Apparently, Sorokin is a big name when it comes down to contemporary russian authors. He has been nominated for the Man Booker and the Nobel Prize.
I read The Ice Trilogy and I liked it, but the last 300 pages were pretty boring, as things were pretty repetitive back then.
I've heard Day of the Oprichnik is pretty good.
Which other contemporary russian authors are worth checking out? Igor Vishnevetsky?
>>8435893
Haven't personally read anything by Sorokin, but I'm hearing from all sides that he's great and also that his style is sometimes difficult to translate: styles of old russian legends, tales and stuff like that. Days of the oprichnik and Telluria are the ones I'm hearing mentioned the most: Telluria is apparently in some way using po-mo citations of Howl by Ginsberg.
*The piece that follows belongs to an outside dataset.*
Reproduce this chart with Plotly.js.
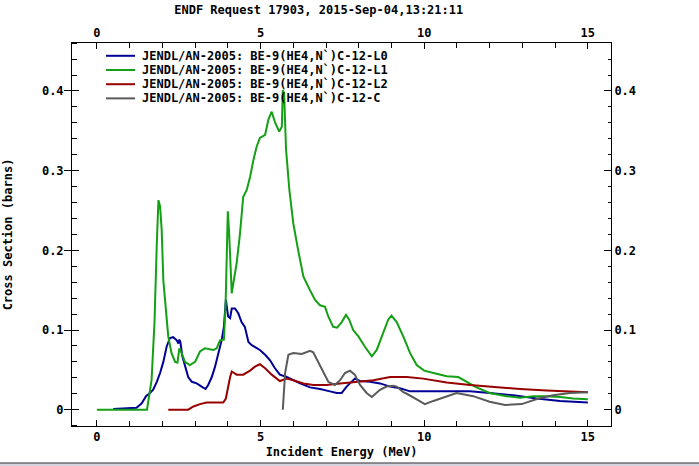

From my own perspective I can tell that Sergei Lebedev is really great. He hasn't published much so far, but everything is great. He's dealing with the russian history, especially gulags, this might sound boring, but his writing skills are great. He spend some time in taiga, like a geologoist etc. and it can be seen. Overall the books read like if you were watching Tarkovsky's movie, bnut with more detective plot; the disintegration of borders between reality/present time and memories/past times.
Not that new, but another name is that of Leonid Tsypkin: he didn't write much, some short stories and a novel. The novel is about Dostoevsky (his summer in Baden-baden, hence the name of the book), but about much more and stylistically it's masterpiece (so long sentences, if I'm not mistaken there is like 37 senteces in the whole book or something like that). The story about Dostoevsky is told by unnamed narrator (probably Tsypkin himself), travelling through the Russia by train into Petersburg.
Another name of burried author: Pavel Ulitin. So called russian Joyce. Spend huge parts of his life in prisons, his manuscripts were taken, destroyed. he wasn't allowed to publish. His life, literally, was destroyed, for the most of it he suffered from injuries caused by interogation, from the ilness he got in prison etc. There are stories about him, about his soliloqiues in prison cell which were lasting for 48 hours, and that's basically what his book were when he was able to publish something.
Another name is that of Andrei Bitov, russian post-modernist. Next: Sasha Sokolov, another postmodernist, his first book praised by Nabokov, about his second book critics are telling that it's russian Finnegans wake; his third book is response to Lolita - po-mo set in future about a guy who has obsession of fucking old women; since then he's refusing to publish more and lives in Canada. And so on.
What about Mikhail Shishkin?
>>8435893
I really liked Ice Trilogy. I agree that parts dragged, especially the repeated conversions/awakenings, but I can see it's deliberate to create an incessant, nauseating kaleidoscope that gets as many cross-sections of Russian society as possible.
I thought the ending was super lackluster however, and was very much a cop-out. I don't even necessarily mean in a plot sense but that it felt thematically empty and unsatisfying to the stuff he was trying to explore regarding faith, chaos of modern life, technology, and illusions/reality/projections.
I still really liked it though, and I thought how he varied his style was fun. The opening, which was a parody of the kind of 19th/early 20th century Golden/Silver age Russian novel opening was really funny.
>>8436077
I couldn't have phrased it better. This is what I thought, too.
If you don't mind vaguely speculative or science fictional novels, Omon Ra is an excellent book by Victor Pelevin. I've heard that his recent Generation P and some of his older works are great, too. Another one that's really good is The Doomed City by Boris & Arkady Strugatsky, who you may know of because of Roadside Picnic, which inspired Tarkovsky's Stalker, and the video game series with that name too.
Another good speculative sort of alternative history novel The Librarian by Elizarov, which won the Russian Booker one year. It's about this obscure 20th century author who writes a number of prosaic, pulpy, propogandistic novels which all induce these strange, mystical feelings or states of being in the reader. There are several of them, and they are labelled as the Book of Fury, the Book of Memory, etc... and a whole sort of underground society of associated 'reading rooms' organize, and there's a code of laws and courts and violent battles.
>>8436083
>Elizarov
The Librarian sounds like the shit I like. I see if has even gotten praise by Jeff VanderMeer, and that's good enough for me.